DATELINE: November 1, 2020; Lady Proverbs, somewhere on the Oregon Coast
It was terribly nice today*, sunny on the coast, low 60s, tourists no where to be found, just us townies. Ok, full disclosure: I just became a full time coast resident in August. So maybe we’re virgin townies. But can’t I be one too, please…we lived here part-time for 5 years, so that should mean something, people! In the Cape May area of New Jersey the townies call the tourists ‘shoebies.’ It’s supposedly because back in the day some of the lower income tourists brought all of their belongings to the beach in shoe boxes, in lieu of a suitcase. Another fun fact to know and tell, although it could be full of shit. I haven’t been a townie on the Oregon coast long enough yet to know what townies call themselves and the tourists. Hard to make friends during the days of COVID and take out food. And no one is picky any more: anyone can be a friend. Well, not White Walkers in Game of Thrones. Or Cerci. I was hoping that the gal who cut my hair in L.C. might consider that I could be a friend. Snip, snip.
But back to my point, also known as a random direction: why does the sun suddenly change my mood? I know I’m not alone. It gives energy, a hope, big or small, with its luscious rays. We’re little nuclear reactors and the sun is our plutonium, creating the fission that sparks a euphoria. And opposite that, why is it so easy to feel depressed and lazy on grey days when the rain drizzles down all day and it’s cold, and simply annoying.
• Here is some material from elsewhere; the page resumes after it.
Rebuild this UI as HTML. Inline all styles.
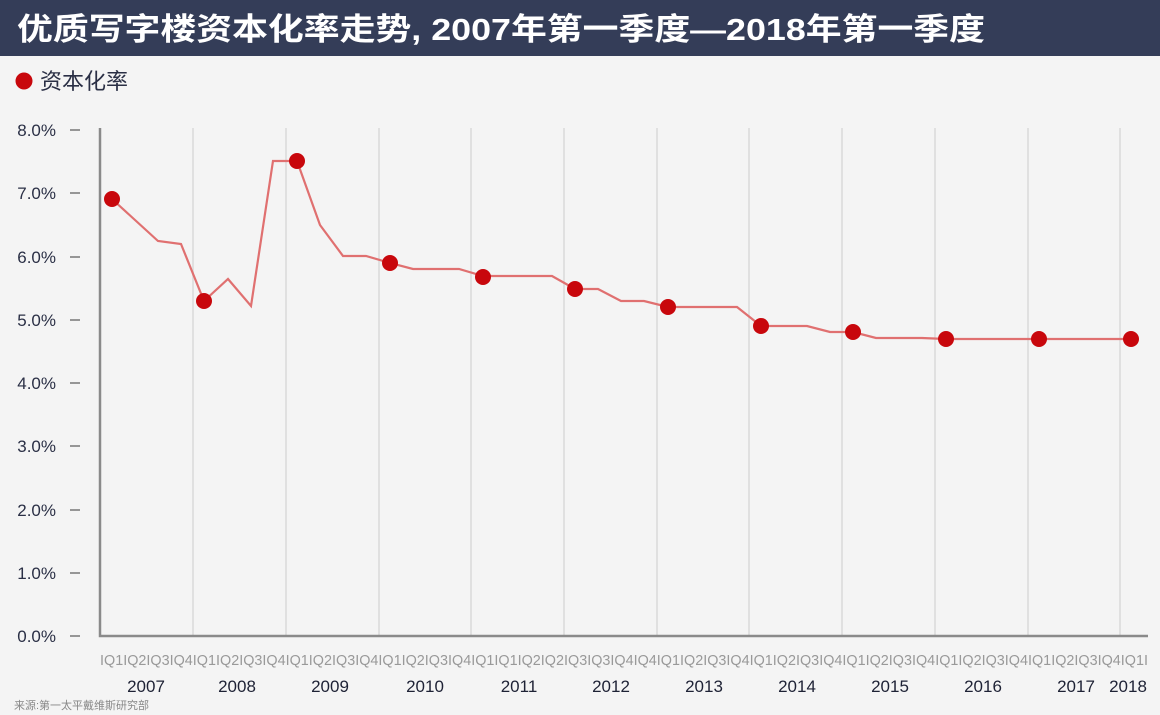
<!DOCTYPE html>
<html><head><meta charset="utf-8"><style>
body{margin:0;width:1160px;height:715px;background:#f4f4f4;overflow:hidden;font-family:"Liberation Sans","Noto Sans CJK SC",sans-serif}
</style></head><body>
<svg width="1160" height="715" xmlns="http://www.w3.org/2000/svg" style="display:block">
<rect x="0" y="0" width="1160" height="56" fill="#343d58"/>
<text x="17" y="40" font-family="Liberation Sans,Noto Sans CJK SC,sans-serif" font-weight="bold" font-size="31" fill="#fff" textLength="968" lengthAdjust="spacingAndGlyphs">优质写字楼资本化率走势, 2007年第一季度—2018年第一季度</text>
<circle cx="24" cy="81" r="8.5" fill="#c8070c"/>
<text x="40" y="89" font-family="Liberation Sans,Noto Sans CJK SC,sans-serif" font-size="22" fill="#2a2f45">资本化率</text>
<g stroke="#e0e0e0" stroke-width="2">
<line x1="193" y1="128" x2="193" y2="636"/><line x1="286" y1="128" x2="286" y2="636"/><line x1="379" y1="128" x2="379" y2="636"/><line x1="471" y1="128" x2="471" y2="636"/><line x1="564" y1="128" x2="564" y2="636"/><line x1="657" y1="128" x2="657" y2="636"/><line x1="749" y1="128" x2="749" y2="636"/><line x1="842" y1="128" x2="842" y2="636"/><line x1="935" y1="128" x2="935" y2="636"/><line x1="1028" y1="128" x2="1028" y2="636"/><line x1="1120" y1="128" x2="1120" y2="636"/>
</g>
<polyline points="100,128 100,636 1148,636" fill="none" stroke="#8a8a8a" stroke-width="2.5"/>
<g stroke="#777" stroke-width="1.5">
<line x1="70" y1="130" x2="80" y2="130"/><line x1="70" y1="193" x2="80" y2="193"/><line x1="70" y1="257" x2="80" y2="257"/><line x1="70" y1="320" x2="80" y2="320"/><line x1="70" y1="383" x2="80" y2="383"/><line x1="70" y1="446" x2="80" y2="446"/><line x1="70" y1="510" x2="80" y2="510"/><line x1="70" y1="573" x2="80" y2="573"/><line x1="70" y1="636" x2="80" y2="636"/>
</g>
<g font-size="17" fill="#2a2f45" text-anchor="end" font-family="Liberation Sans,sans-serif">
<text x="56" y="136">8.0%</text><text x="56" y="199">7.0%</text><text x="56" y="263">6.0%</text><text x="56" y="326">5.0%</text><text x="56" y="389">4.0%</text><text x="56" y="452">3.0%</text><text x="56" y="516">2.0%</text><text x="56" y="579">1.0%</text><text x="56" y="642">0.0%</text>
</g>
<polyline fill="none" stroke="#e07070" stroke-width="2.2" points="112,199 158,241 181,244 204,301 228,279 251,306 273,161 297,161 320,225 343,256 366,256 390,263 413,269 459,269 483,276 552,276 575,289 598,289 621,301 644,301 668,307 737,307 761,326 807,326 830,332 853,332 876,338 922,338 946,339 1131,339"/>
<g fill="#c8070c">
<circle cx="112" cy="199" r="8"/><circle cx="204" cy="301" r="8"/><circle cx="297" cy="161" r="8"/><circle cx="390" cy="263" r="8"/><circle cx="483" cy="277" r="8"/><circle cx="575" cy="289" r="8"/><circle cx="668" cy="307" r="8"/><circle cx="761" cy="326" r="8"/><circle cx="853" cy="332" r="8"/><circle cx="946" cy="339" r="8"/><circle cx="1039" cy="339" r="8"/><circle cx="1131" cy="339" r="8"/>
</g>
<text x="100" y="665" font-size="15" fill="#999" font-family="Liberation Sans,sans-serif" textLength="1048" lengthAdjust="spacingAndGlyphs">IQ1IQ2IQ3IQ4IQ1IQ2IQ3IQ4IQ1IQ2IQ3IQ4IQ1IQ2IQ3IQ4IQ1IQ1IQ2IQ2IQ3IQ3IQ4IQ4IQ1IQ2IQ3IQ4IQ1IQ2IQ3IQ4IQ1IQ2IQ3IQ4IQ1IQ2IQ3IQ4IQ1IQ2IQ3IQ4IQ1I</text>
<g font-size="17" fill="#1e2235" text-anchor="middle" font-family="Liberation Sans,sans-serif">
<text x="146" y="692">2007</text><text x="237" y="692">2008</text><text x="330" y="692">2009</text><text x="425" y="692">2010</text><text x="519" y="692">2011</text><text x="611" y="692">2012</text><text x="704" y="692">2013</text><text x="797" y="692">2014</text><text x="890" y="692">2015</text><text x="983" y="692">2016</text><text x="1076" y="692">2017</text><text x="1128" y="692">2018</text>
</g>
<text x="14" y="709" font-size="11" fill="#888" font-family="Liberation Sans,Noto Sans CJK SC,sans-serif">来源:第一太平戴维斯研究部</text>
</svg>
</body></html>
It’s so easy to just curl up in a ball and obsess about the election, or that virus fucking up our lives this year, or racism contagion hurting and killing Americans, or whatever each of our customized issues are…for me, Dementia Mom, among others I share with you. But Mama Bear pretty much saps my strength these days, mentally and physically, which is more closely aligned than you might think, in terms of each affecting the other as two peas in a pod rather than two separate peas on a bush.
I didn’t think my mood or ego was so fragile that a grey day would send me on an ennui spiral. For those days, the occasional edible inspires me to see sunshine in the cracks between the rain clouds. Or the vista from the beach house window inspires, with hues of gray and cobalt offering a sepia toned sea. My grey-skies-blues turn into a Tammie movie and optimism bubbles forth. It pushes through the grayness the true idea that great stuff is happening too, and it’s okay to see that and feel good about it and be in a happy, optimistic mood even when other shit is going down at the same time. And a Cadbury bar can perfectly seal the deal of a sweet day all around.
*So the ‘terribly nice’ in the first sentence is likely an influence of my watching the British version of Antiques Roadshow every day on some streaming channel at the rental we’re in. And also every episode of The Crown, the Great British Baking Show, and other tv tidbits from the former oppressor of the American colonies and the early United States. I now know that British people love little square, gold clocks, ancient biscuit tins that survived The Blitz, Asian pottery, and anything silver!